1. Physical Evidence: People/Things/Events comprised of matter/energy who/which are observable with the five perceptual senses of sight/hearing/touch/smell/taste (A) directly, possibly with the use of machines including telescopes, microscopes, audio amplifiers, etc. which augment the perceptual senses or (B) indirectly by their observed effects on observable people/things/events.
2. Eyewitness Reports of physical evidence (people/things/events comprised of matter/energy) by credible eyewitnesses--people who are not known to lie or deceive--and corroborated by credible corroborators.
3. Logical Arguments in which the premises are verifiable/falsifiable/verified (by physical evidence/credible eyewitness reports of physical evidence) and are relevant to the conclusions which are (A) valid if relevant to the premises and (B) true if the premises are verified.

The begged or unanswered question actually has several parts:
A. Is this premise verifiable (or falsifiable)?
B. Has the premise been verified?
C. How has it been verified? Physical evidence? Eyewitness reports? Logical argument(s)?

Unverifiable/unfalsifiable/unverified premises are not acceptable in a logical argument because they will invalidate a conclusion.

#### 2. A Conclusion Logically Related to the Premises.

The conclusion must be logically related to the subject and content of the premises, otherwise there is a logical fallacy of a shift of focus.

Example:
Premise #1: All (P) men are (Q) mortal. [Observation: Verified Fact]
Premise #2: (X) Socrates is a (P) man. [Observation: Verified Fact]
Conclusion: (X) Socrates is (Q) mortal. [Conclusion: Verified: Socrates died—No Shift of Focus]

Example:
Premise #1: All (P) men are (Q) mortal. [Observation: Verified Fact]
Premise #2: (X) Socrates is a (P) man. [Observation: Verified Fact]
Conclusion: (X) Socrates is (Y) smart. [Conclusion: Invalid: Shift of Focus]

A logical argument which has a valid form and verified/true premises has a valid conclusion and is called a “sound argument.”

A logical argument which has unverified/false premises has an invalid conclusion and is called an “unsound argument.”

If P, then Q logical arguments can be twisted if their sequence/form is violated.

Here is an If P, then Q logical argument which is invalid because of a twist in the form:

1. Premise #1: If P, then Q. [If (P) the rock hits the window, then (Q) the window will break.]
2. Premise #2: Q. [(Q) The window breaks.]
3. Conclusion: P. [(P) The rock hits the window.]

The reason this If P, then Q logical argument is invalid is the sequence of P’s and Q’s in the form.

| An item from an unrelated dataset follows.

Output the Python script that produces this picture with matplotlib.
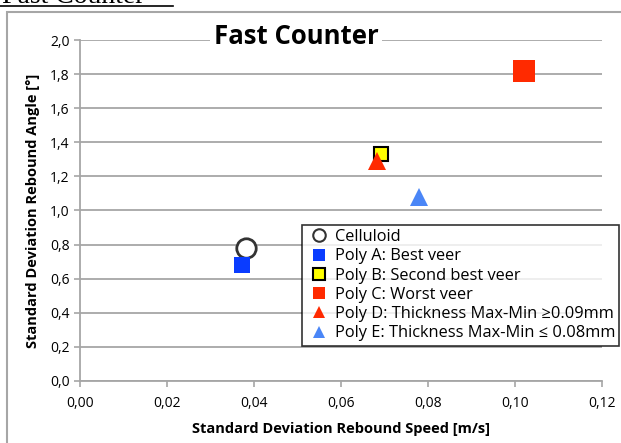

The sequence should be 1. If P, then Q; 2. P; 3. Q, but, instead, the sequence is twisted and the form is invalidated—1. If P, then Q; 2. Q; 3. P. If (Q) this window breaks, it could have been broken
by some thing/event (Y) other than being hit by this specific rock (P).

Here is an If P, then Q logical argument which has been invalidated by a twist in the form:

1. Premise #1: If P, then Q. [If (P) the rock hits the window, ... then (Q) the window will break.]
2. Premise #2: Not-P. [(P) The rock did not hit the window.]
3. Conclusion: Not-Q. [(Q) The window did not break.]

The reason this If P, then Q logical argument is invalid is the sequence of P’s and Q’s in the form. The sequence should be 1. If P, then Q; 2. Not-Q; 3. Not-P, but, instead, the sequence is twisted and the form is invalidated—1. If P, then Q; 2. Not-P; 3. Not-Q. If (Not-P) this rock did not hit this window, then (Not-Q) this window might not have broken because it did not get hit by another rock.